In Miami, Nishikori again fended off multiple match points (5) to secure the win. Monfils led 5-4 with Nishikori serving in the third set of that clash. Nishikori fell into a 0-40 hole, but dug out three times to stay on serve and eventually win it in the tiebreak. The way those two matches went against Monfils late, you have to figure there is some residual build-up in his brain that could come into play in this next chapter.

The Health Factor

There is no doubt that Nishikori and Monfils at 100 percent are scintillating shot makers who can beat anyone, but their bodies have been their biggest adversaries in their careers. Monfils has missed more time this season due to knee problems. Nishikori has had wrist and hip problems at times this season which have caused him to miss some time. Coming into this week, Nishikori certainly needed the off days in between D.C. and Montreal. He played some lengthy matches at the Citi Open and looked well worn out by the end of his run. Monfils as mentioned earlier complained that he had trouble loosening himself up early against Steve Johnson. So as usual, both players fitness levels will be something to watch on Wednesday.

Match Tactics

Serve is always going to favor Monfils in this match-up. He has easy power on his serve and can dominate the proceedings this way, when he’s in the zone. Nishikori is tasked with getting on the end of Monfils’ big first serve consistently. The man from Japan had a difficult time reigning in Alexander Zverev’s power in their semifinal clash last week in D.C., so it could be problematic for him if he’s less than 100 percent. Monfils will know that he should get some chances against the Nishikori serve, that’s just the way it goes with Nishikori’s serve not nearly as powerful. Monfils is converting 39 percent of the break points he sees this season. He converted three breaks on four chances against Johnson.

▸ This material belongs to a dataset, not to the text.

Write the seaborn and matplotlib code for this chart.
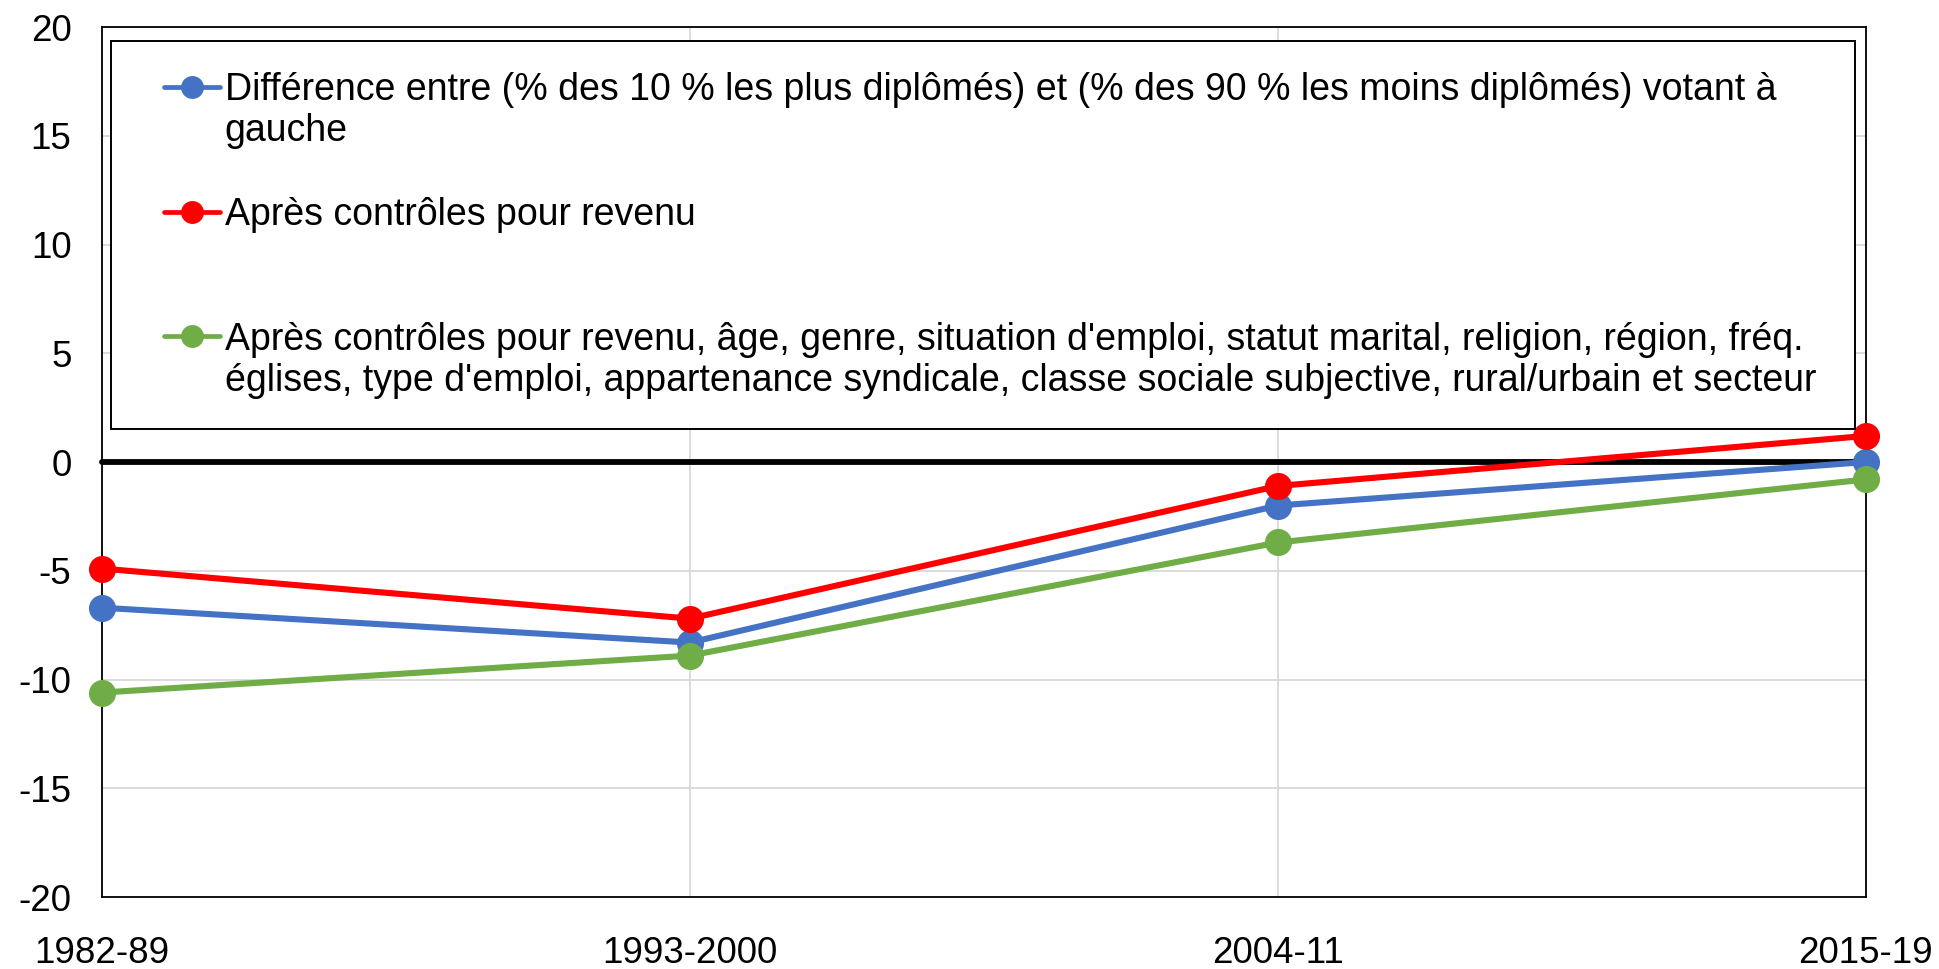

Nishikori will try to use variety as a way to get his serve going into a better pattern. At times, he does get a rhythm where he can dominate, but there were lots of service games in D.C. where he was fighting hard too many times. He needs some easier holds to conserve energy and stress. Even if he’s not getting cheap points, better accuracy and variety can help Nishikori win the court position battle. It’s imperative for him to get good position off his serve. Monfils is one of the handful of players who are as athletic as Nishikori and can match his movement when healthy. If Nishikori starts in good position, then he can work Monfils around the court and force him to make quicker decisions or bail out on points.

When these two go toe-to-toe along the baseline, you can expect some spectacular rallies at times depending on how well they are moving. You probably won’t see two guys who are better at hitting the ball on-the-run. Nishikori has the edge off the backhand side, while Monfils’ forehand is a missile. Both obviously have some consistency issues, so targeting their weaker wing will be a plus. I do think when Nishikori can get zoned into the center of the court, his backhand is a key advantage with the ability to hit it cross-court and down-the-line for winners. Monfils does that more sporadically.

The Pig’s Bottom Line

There are some questions coming into this one with Monfils at least having answered a few of his during that round one comeback against Johnson. Still, Monfils’ body from match to match is capable of a letdown, so I think he’s got to prove he’s feeling good early on. Nishikori’s return game was not on point late last week as he struggled to convert break chances against Tommy Paul and then really had no answeres for Sacha Zverev’s serve. That is a definite worry against Monfils who already has a match under his belt.

Nishikori has done well avoiding first-up losses this year with just one coming back in February to Thomaz Bellucci in Rio. This is a real challenge though in this spot, but Monfils has failed too many times against top ten players to feel overly confident of an upset. La Monf is 0-4 against the top ten this season and he’s lost ten straight dating back to his last top ten win. That came in 2016 over Milos Raonic at this event in Toronto. So that is 1-12 in 2016 and 2017 against the top ten. Maybe he changes his luck this time, but that trend says he finds ways to lose more often than he does to win.